Habitant du siècle numéro vingt et un, ya un truc qui me manque, dans la vie ; je m’en suis rendu compte hier soir en poussant mon Caddie, rayon biscottes. C’est les Triscotte. C’était bien, les Triscotte. C’était une biscotte, mais une biscotte lisse. Un jour, ça n’a plus existé.
T’as remarqué ? On te matraque de pub pour te rendre un produit
indispensable, et puis on te le supprime sans prévenir. Sans blague,
c’est humain, ça ?
J’étais là, entre deux linéaires, nostalgique à tonalité biscottes,
quand paf, profitant de la brèche, un tas d’autres disparus m’ont
assailli la mémoire.
Le petit écouteur rond derrière le téléphone gris, tu te rappelles ? C’était drôlement pratique. Quand t’entendais mal de l’oreille droite, tu prenais l’écouteur pour une rescousse de l’oreille gauche. Ou alors, ton petit frère pouvait écouter la conversation. Sans compter qu’on n’était pas sans cesse, comme aujourd’hui, en train de chercher son téléphone. Il était à sa place, sur le napperon, solidement arrimé au mur par un bon gros cordon.

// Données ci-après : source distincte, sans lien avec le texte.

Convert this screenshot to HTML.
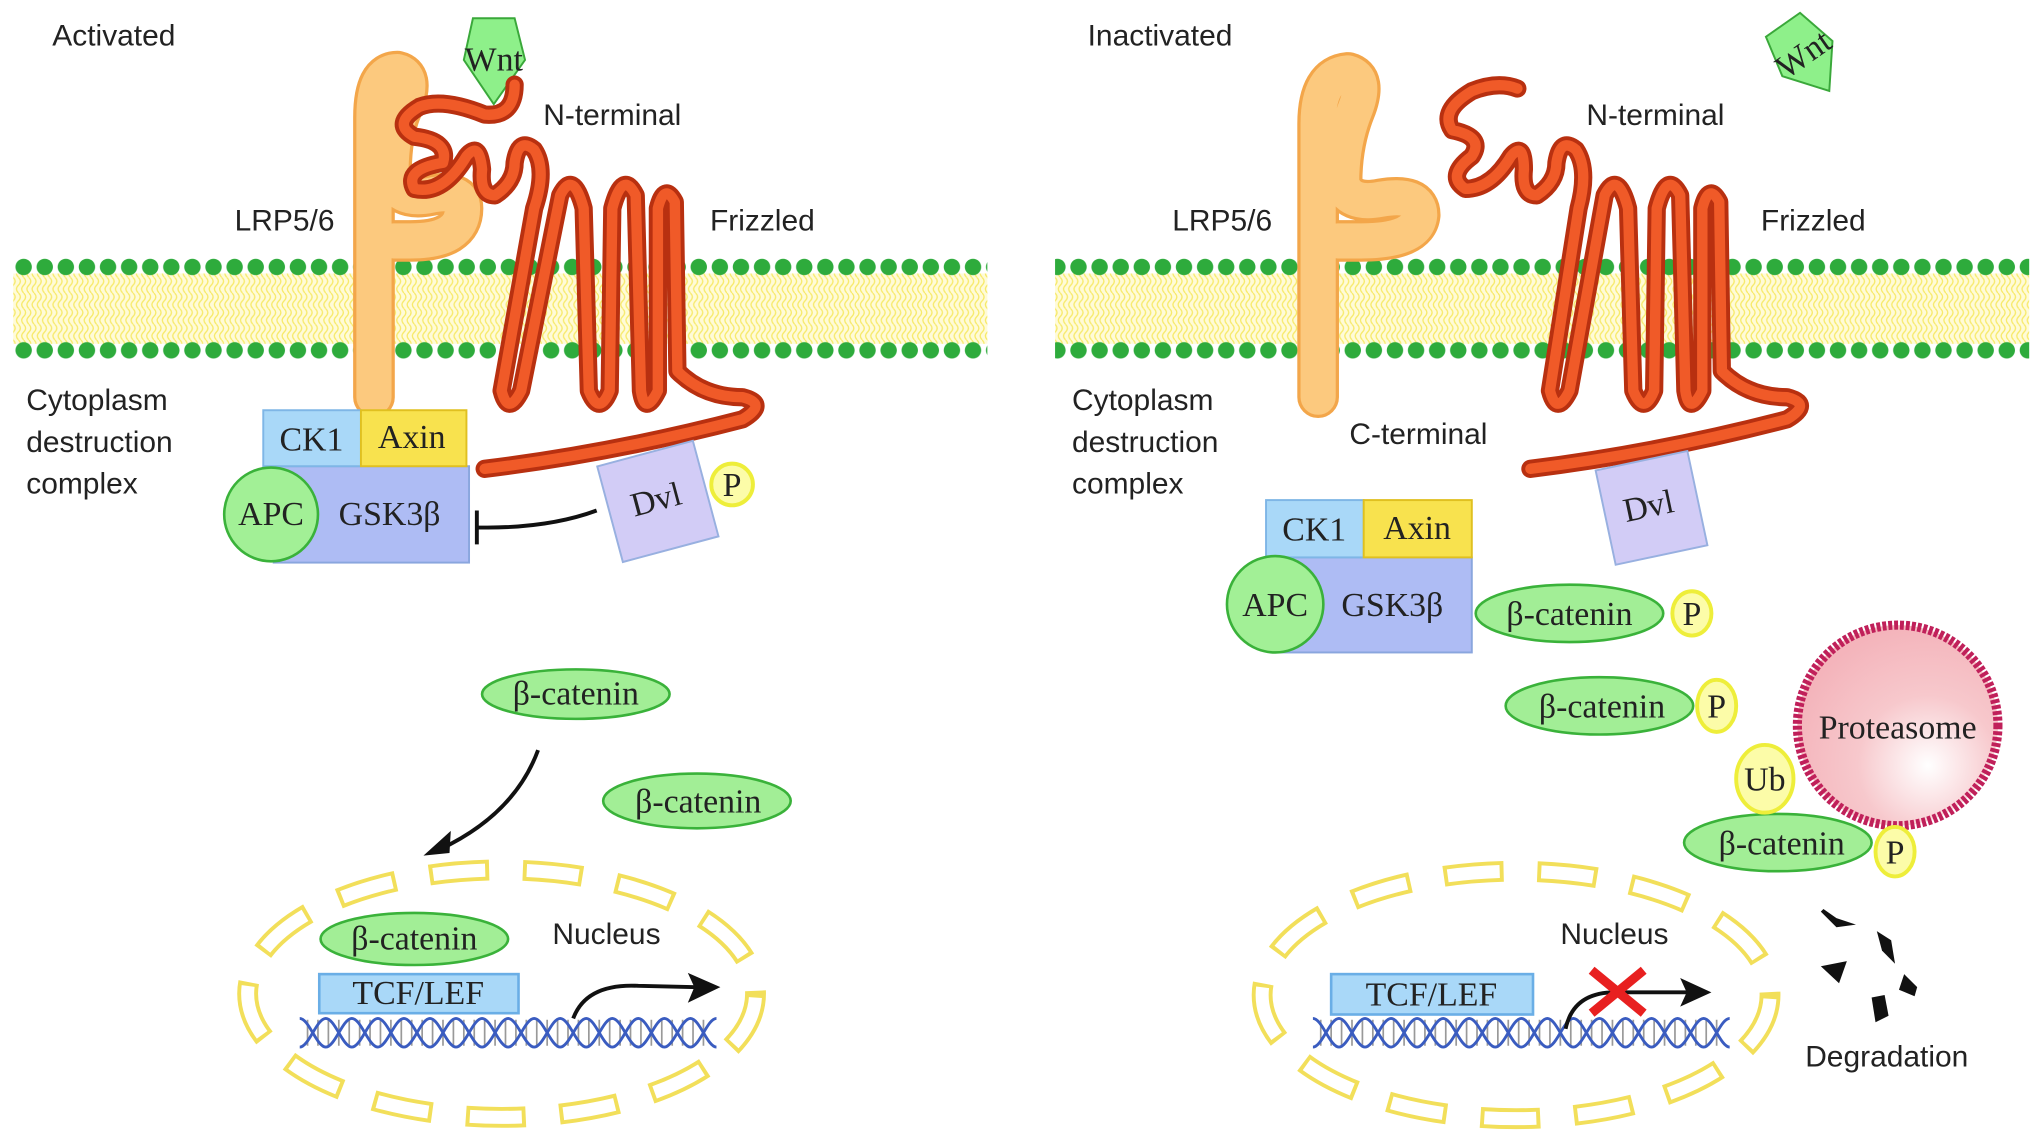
<!DOCTYPE html>
<html><head><meta charset="utf-8"><style>
html,body{margin:0;padding:0;background:#fff;width:2032px;height:1133px;overflow:hidden}
svg{display:block}
.s{font-family:"Liberation Sans",sans-serif;font-size:23px;fill:#222}
.r{font-family:"Liberation Serif",serif;font-size:26px;fill:#222}
</style></head><body>
<svg width="2032" height="1133" viewBox="0 0 1560 870" xmlns="http://www.w3.org/2000/svg">
<defs>
<pattern id="dT" x="10" y="197" width="16.2" height="16" patternUnits="userSpaceOnUse">
<circle cx="8" cy="8" r="6.3" fill="#2eab3c"/></pattern>
<pattern id="dB" x="10" y="261" width="16.2" height="16" patternUnits="userSpaceOnUse">
<circle cx="8" cy="8" r="6.3" fill="#2eab3c"/></pattern>
<pattern id="lip" x="0" y="213" width="8" height="12" patternUnits="userSpaceOnUse">
<path d="M2 0 Q5 3 2 6 Q-1 9 2 12 M6 0 Q9 3 6 6 Q3 9 6 12" stroke="#f3e23a" stroke-width="1" fill="none"/></pattern>
<radialGradient id="prot" cx="0.65" cy="0.7" r="0.7"><stop offset="0" stop-color="#fff"/><stop offset="0.5" stop-color="#f7c8cc"/><stop offset="1" stop-color="#f4b4bb"/></radialGradient>
<g id="dna">
<path stroke="#999" stroke-width="1.3" d="M236 783v20M244 783v20M252 783v20M260 783v20M268 783v20M276 783v20M284 783v20M292 783v20M300 783v20M308 783v20M316 783v20M324 783v20M332 783v20M340 783v20M348 783v20M356 783v20M364 783v20M372 783v20M380 783v20M388 783v20M396 783v20M404 783v20M412 783v20M420 783v20M428 783v20M436 783v20M444 783v20M452 783v20M460 783v20M468 783v20M476 783v20M484 783v20M492 783v20M500 783v20M508 783v20M516 783v20M524 783v20M532 783v20M540 783v20"/>
<path d="M230 782 c7 0 13 22 20 22 c7 0 13 -22 20 -22 c7 0 13 22 20 22 c7 0 13 -22 20 -22 c7 0 13 22 20 22 c7 0 13 -22 20 -22 c7 0 13 22 20 22 c7 0 13 -22 20 -22 c7 0 13 22 20 22 c7 0 13 -22 20 -22 c7 0 13 22 20 22 c7 0 13 -22 20 -22 c7 0 13 22 20 22 c7 0 13 -22 20 -22 c7 0 13 22 20 22 c7 0 13 -22 20 -22" stroke="#3a5cc0" stroke-width="2.2" fill="none"/>
<path d="M230 804 c7 0 13 -22 20 -22 c7 0 13 22 20 22 c7 0 13 -22 20 -22 c7 0 13 22 20 22 c7 0 13 -22 20 -22 c7 0 13 22 20 22 c7 0 13 -22 20 -22 c7 0 13 22 20 22 c7 0 13 -22 20 -22 c7 0 13 22 20 22 c7 0 13 -22 20 -22 c7 0 13 22 20 22 c7 0 13 -22 20 -22 c7 0 13 22 20 22 c7 0 13 -22 20 -22 c7 0 13 22 20 22" stroke="#3a5cc0" stroke-width="2.2" fill="none"/>
</g>
</defs>

<rect x="10" y="210" width="748" height="54" fill="#fffbd8"/>
<rect x="10" y="210" width="748" height="54" fill="url(#lip)" opacity="0.7"/>
<rect x="10" y="197" width="748" height="16" fill="url(#dT)"/>
<rect x="10" y="261" width="748" height="16" fill="url(#dB)"/>
<rect x="810" y="210" width="748" height="54" fill="#fffbd8"/>
<rect x="810" y="210" width="748" height="54" fill="url(#lip)" opacity="0.7"/>
<rect x="810" y="197" width="748" height="16" fill="url(#dT)"/>
<rect x="810" y="261" width="748" height="16" fill="url(#dB)"/>

<g fill="none" stroke-linecap="round" stroke-linejoin="round">
<path d="M287 305 L287 90 Q287 55 305 55 Q318 58 310 80 Q300 100 300 135 Q305 155 330 150 Q355 145 355 160 Q355 185 315 185 L302 185" stroke="#f3a64a" stroke-width="32"/>
<path d="M287 305 L287 90 Q287 55 305 55 Q318 58 310 80 Q300 100 300 135 Q305 155 330 150 Q355 145 355 160 Q355 185 315 185 L302 185" stroke="#fcc97e" stroke-width="27"/>
</g>

<polygon points="363,14 395,14 403,46 379,80 356,46" fill="#8ef08a" stroke="#3aa83a" stroke-width="1.5"/>
<text x="379" y="54" class="r" text-anchor="middle" font-size="24">Wnt</text>

<g fill="none" stroke-linecap="round" stroke-linejoin="round">
<path d="M395 65 Q395 90 372 88 Q340 75 322 82 Q300 95 318 105 Q345 108 340 125 Q310 130 318 145 Q340 150 358 120 Q368 108 370 130 Q368 150 380 150 Q395 140 395 125 Q398 105 410 115 Q420 130 410 160 L385 300 Q390 320 400 300 L430 150 Q440 130 448 160 L452 300 Q460 320 468 300 L470 160 Q478 130 488 150 L492 300 Q495 320 505 300 L505 160 Q510 140 518 155 L520 285 Q540 305 570 305 Q590 310 570 322 Q470 348 372 360" stroke="#b83010" stroke-width="14"/>
<path d="M395 65 Q395 90 372 88 Q340 75 322 82 Q300 95 318 105 Q345 108 340 125 Q310 130 318 145 Q340 150 358 120 Q368 108 370 130 Q368 150 380 150 Q395 140 395 125 Q398 105 410 115 Q420 130 410 160 L385 300 Q390 320 400 300 L430 150 Q440 130 448 160 L452 300 Q460 320 468 300 L470 160 Q478 130 488 150 L492 300 Q495 320 505 300 L505 160 Q510 140 518 155 L520 285 Q540 305 570 305 Q590 310 570 322 Q470 348 372 360" stroke="#f05a28" stroke-width="8"/>
</g>
<text x="417" y="96" class="s">N-terminal</text>
<text x="180" y="177" class="s">LRP5/6</text>
<text x="545" y="177" class="s">Frizzled</text>
<text x="40" y="35" class="s">Activated</text>
<text x="20" y="315" class="s">Cytoplasm</text>
<text x="20" y="347" class="s">destruction</text>
<text x="20" y="379" class="s">complex</text>

<rect x="210" y="358" width="150" height="74" fill="#aebcf4" stroke="#8aa6de" stroke-width="1.5"/>
<rect x="202" y="315" width="75" height="43" fill="#a9d8f8" stroke="#7fb6e6" stroke-width="1.5"/>
<rect x="277" y="315" width="81" height="43" fill="#f8e24e" stroke="#e0c020" stroke-width="1.5"/>
<circle cx="208" cy="395" r="36" fill="#a2f096" stroke="#3ab23a" stroke-width="2"/>
<text x="239" y="346" class="r" text-anchor="middle">CK1</text>
<text x="316" y="344" class="r" text-anchor="middle">Axin</text>
<text x="208" y="403" class="r" text-anchor="middle">APC</text>
<text x="299" y="403" class="r" text-anchor="middle">GSK3β</text>

<g transform="rotate(-15 505 385)"><rect x="467" y="347" width="76" height="76" fill="#d2ccf6" stroke="#98b0e0" stroke-width="1.5"/></g>
<text x="504" y="392" class="r" text-anchor="middle" transform="rotate(-15 504 385)">Dvl</text>
<circle cx="562" cy="372" r="16" fill="#fcfca8" stroke="#eeee3a" stroke-width="3"/>
<text x="562" y="381" class="r" text-anchor="middle" font-size="23">P</text>
<path d="M458 392 Q420 406 367 405 M366 392 L366 418" stroke="#111" stroke-width="3" fill="none"/>

<g fill="#a2ee96" stroke="#3ab23a" stroke-width="2">
<ellipse cx="442" cy="533" rx="72" ry="19"/>
<ellipse cx="535" cy="615" rx="72" ry="21"/>
<ellipse cx="318" cy="721" rx="72" ry="20"/>
</g>
<text x="442" y="541" class="r" text-anchor="middle">β-catenin</text>
<text x="536" y="624" class="r" text-anchor="middle">β-catenin</text>
<text x="318" y="729" class="r" text-anchor="middle">β-catenin</text>
<path d="M413 576 Q395 625 338 652" stroke="#111" stroke-width="3" fill="none"/>
<polygon points="325,657 346,638 345,655" fill="#111"/>

<g fill="none">
<ellipse cx="385" cy="763" rx="195" ry="95" stroke="#f2df5a" stroke-width="16" stroke-dasharray="46 26"/>
<ellipse cx="385" cy="763" rx="195" ry="95" stroke="#fff" stroke-width="10" stroke-dasharray="40 32" stroke-dashoffset="-3"/>
</g>
<text x="424" y="725" class="s">Nucleus</text>
<rect x="245" y="748" width="153" height="30" fill="#a9d8f8" stroke="#6aaee6" stroke-width="2"/>
<text x="321" y="771" class="r" text-anchor="middle">TCF/LEF</text>
<use href="#dna"/>
<path d="M440 782 Q450 755 490 757 L535 758" stroke="#111" stroke-width="3" fill="none"/>
<polygon points="553,758 528,747 533,758 528,770" fill="#111"/>

<g fill="none" stroke-linecap="round" stroke-linejoin="round">
<path d="M1012 305 L1012 95 Q1012 58 1035 56 Q1050 60 1040 85 Q1030 110 1030 140 Q1035 158 1060 153 Q1090 148 1090 165 Q1088 185 1045 185 L1027 185" stroke="#f3a64a" stroke-width="32"/>
<path d="M1012 305 L1012 95 Q1012 58 1035 56 Q1050 60 1040 85 Q1030 110 1030 140 Q1035 158 1060 153 Q1090 148 1090 165 Q1088 185 1045 185 L1027 185" stroke="#fcc97e" stroke-width="27"/>
</g>
<g transform="rotate(-35 1385 42)"><polygon points="1369,14 1401,14 1409,46 1385,76 1362,46" fill="#8ef08a" stroke="#3aa83a" stroke-width="1.5"/>
<text x="1385" y="50" class="r" text-anchor="middle" font-size="22">Wnt</text></g>
<g fill="none" stroke-linecap="round" stroke-linejoin="round">
<path d="M1165 68 Q1150 62 1130 70 Q1105 85 1115 100 Q1140 105 1130 120 Q1110 135 1125 145 Q1145 145 1160 120 Q1170 108 1170 130 Q1168 150 1180 150 Q1195 140 1195 125 Q1198 105 1210 115 Q1220 130 1212 160 L1190 300 Q1195 320 1205 300 L1232 150 Q1242 130 1250 160 L1254 300 Q1262 320 1270 300 L1272 160 Q1280 130 1290 150 L1294 300 Q1297 320 1307 300 L1307 160 Q1312 140 1320 155 L1322 285 Q1342 305 1372 305 Q1392 310 1372 322 Q1272 348 1175 360" stroke="#b83010" stroke-width="14"/>
<path d="M1165 68 Q1150 62 1130 70 Q1105 85 1115 100 Q1140 105 1130 120 Q1110 135 1125 145 Q1145 145 1160 120 Q1170 108 1170 130 Q1168 150 1180 150 Q1195 140 1195 125 Q1198 105 1210 115 Q1220 130 1212 160 L1190 300 Q1195 320 1205 300 L1232 150 Q1242 130 1250 160 L1254 300 Q1262 320 1270 300 L1272 160 Q1280 130 1290 150 L1294 300 Q1297 320 1307 300 L1307 160 Q1312 140 1320 155 L1322 285 Q1342 305 1372 305 Q1392 310 1372 322 Q1272 348 1175 360" stroke="#f05a28" stroke-width="8"/>
</g>
<text x="1218" y="96" class="s">N-terminal</text>
<text x="900" y="177" class="s">LRP5/6</text>
<text x="1352" y="177" class="s">Frizzled</text>
<text x="835" y="35" class="s">Inactivated</text>
<text x="823" y="315" class="s">Cytoplasm</text>
<text x="823" y="347" class="s">destruction</text>
<text x="823" y="379" class="s">complex</text>
<text x="1036" y="341" class="s">C-terminal</text>

<rect x="980" y="428" width="150" height="73" fill="#aebcf4" stroke="#8aa6de" stroke-width="1.5"/>
<rect x="972" y="384" width="75" height="44" fill="#a9d8f8" stroke="#7fb6e6" stroke-width="1.5"/>
<rect x="1047" y="384" width="83" height="44" fill="#f8e24e" stroke="#e0c020" stroke-width="1.5"/>
<circle cx="979" cy="464" r="37" fill="#a2f096" stroke="#3ab23a" stroke-width="2"/>
<text x="1009" y="415" class="r" text-anchor="middle">CK1</text>
<text x="1088" y="414" class="r" text-anchor="middle">Axin</text>
<text x="979" y="473" class="r" text-anchor="middle">APC</text>
<text x="1069" y="473" class="r" text-anchor="middle">GSK3β</text>

<g transform="rotate(-12 1268 390)"><rect x="1232" y="353" width="72" height="74" fill="#d2ccf6" stroke="#98b0e0" stroke-width="1.5"/></g>
<text x="1266" y="397" class="r" text-anchor="middle" transform="rotate(-12 1266 390)">Dvl</text>

<circle cx="1457" cy="557" r="77" fill="url(#prot)" stroke="#c0205a" stroke-width="7" stroke-dasharray="3 1.5"/>
<text x="1457" y="567" class="r" text-anchor="middle" font-size="25">Proteasome</text>

<g fill="#a2ee96" stroke="#3ab23a" stroke-width="2">
<ellipse cx="1205" cy="471" rx="72" ry="22"/>
<ellipse cx="1228" cy="542" rx="72" ry="22"/>
<ellipse cx="1365" cy="647" rx="72" ry="22"/>
</g>
<text x="1205" y="480" class="r" text-anchor="middle">β-catenin</text>
<text x="1230" y="551" class="r" text-anchor="middle">β-catenin</text>
<text x="1368" y="656" class="r" text-anchor="middle">β-catenin</text>
<g fill="#fcfca8" stroke="#eeee3a" stroke-width="3">
<ellipse cx="1299" cy="471" rx="15" ry="17"/>
<ellipse cx="1318" cy="542" rx="15" ry="20"/>
<ellipse cx="1455" cy="654" rx="15" ry="19"/>
<ellipse cx="1355" cy="598" rx="22" ry="26"/>
</g>
<text x="1299" y="480" class="r" text-anchor="middle" font-size="23">P</text>
<text x="1318" y="551" class="r" text-anchor="middle" font-size="23">P</text>
<text x="1455" y="663" class="r" text-anchor="middle" font-size="23">P</text>
<text x="1355" y="607" class="r" text-anchor="middle" font-size="25">Ub</text>

<g fill="none">
<ellipse cx="1164" cy="764" rx="195" ry="95" stroke="#f2df5a" stroke-width="16" stroke-dasharray="46 26"/>
<ellipse cx="1164" cy="764" rx="195" ry="95" stroke="#fff" stroke-width="10" stroke-dasharray="40 32" stroke-dashoffset="-3"/>
</g>
<text x="1198" y="725" class="s">Nucleus</text>
<rect x="1022" y="748" width="155" height="31" fill="#a9d8f8" stroke="#6aaee6" stroke-width="2"/>
<text x="1099" y="772" class="r" text-anchor="middle">TCF/LEF</text>
<use href="#dna" transform="translate(778,0)"/>
<path d="M1202 790 Q1208 762 1240 762 L1298 762" stroke="#111" stroke-width="3" fill="none"/>
<polygon points="1314,762 1290,751 1295,762 1290,773" fill="#111"/>
<path d="M1222 745 L1262 778 M1262 745 L1222 778" stroke="#e82020" stroke-width="7"/>

<g fill="#111">
<polygon points="1398,700 1410,712 1425,710 1410,705 1400,698"/>
<polygon points="1441,715 1452,722 1455,740 1445,730"/>
<polygon points="1398,742 1418,738 1412,755"/>
<polygon points="1462,748 1472,758 1470,765 1458,760"/>
<polygon points="1437,766 1447,764 1450,780 1440,785"/>
</g>
<text x="1386" y="819" class="s">Degradation</text>
</svg>
</body></html>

Bon, attention, ya un tas de trucs qu’existent plus et c’est tant mieux, comme les dimanches sur canapé avec Jacques Martin dans le poste. Bon débarras aussi, les sièges de voiture en plastique. Au retour de la plage, en maillot de bain, tu te retrouvais cuisses frites, sans compter que cette odeur de caoutchouc bouilli aurait collé la nausée au capitaine Haddock soi-même. Et, en parlant de nausée, plus personne n’essaie désormais de te faire avaler de la cervelle, merci la vache folle !
A dégager itou, les sous-pulls en Nylon (on regrettera quand même les étincelles quand on les retirait dans le noir, et les cheveux tout debout sur la tête quand on rallumait la lumière). Et, puisqu’on cause raffinement, la mode des K-Way avec leur ceinture élastiquée, qui te faisaient une deuxième paire de fesses, verte, rouge ou bleue au-dessus de la paire d’origine, on s’en passe sans trop de chagrin.
Rien, c’est mieux qu’Evelyne Leclercq
A côté de ça, supputais-je en traversant le rayon télé-hi-fi, ya plein de trucs qui ont disparu, et on s’en fiche, comme les speakerines ou les cassettes audio. Qui les détestait ? Personne. A qui elles manquent ? A personne. Reste quand même qu’un CD, c’est mieux qu’une cassette, un iPod qu’un Walkman, rien qu’Evelyne Leclercq. Des fois, tu peux pas contester qu’il y a progrès.
Tiens, comme les valises à roulettes. Quand j’étais enfant, on n’en
voyait pas. Comment on faisait ? Y avait des esclaves, ou quoi ?
Le meilleur du progrès, en fait, c’est dans ces petits machins : les
roulettes, les Vache qui rit vachement plus faciles à déballer (avant,
la moitié restait collée dans l’emballage, l’autre moitié entre tes
doigts), et puis les boîtes de conserve avec un anneau dessus pour les
ouvrir. Ça, c’est des trucs malins.
Bon, récapitulais-je en vidant mon charriot sous le nez de la caissière, après :
– les trucs qui ont disparu et qu’on regrette,
– les trucs qui ont disparu et c’est tant mieux,
– les trucs qui ont disparu et on s’en fiche,
– et les trucs nouveaux qui sont bien,
– il reste une catégorie : celle des trucs nouveaux que tu te demandes où est le progrès.
Mais ça, habitant du siècle numéro vingt et un, on en causera lundi prochain.
Mon astuce indispensable, en ce jour tout neuf : quand tu pousses ton Caddie, habitant du siècle numéro vingt et un, c’est le moment d’utiliser ton temps de cerveau disponible pour penser aux trucs importants de la vie.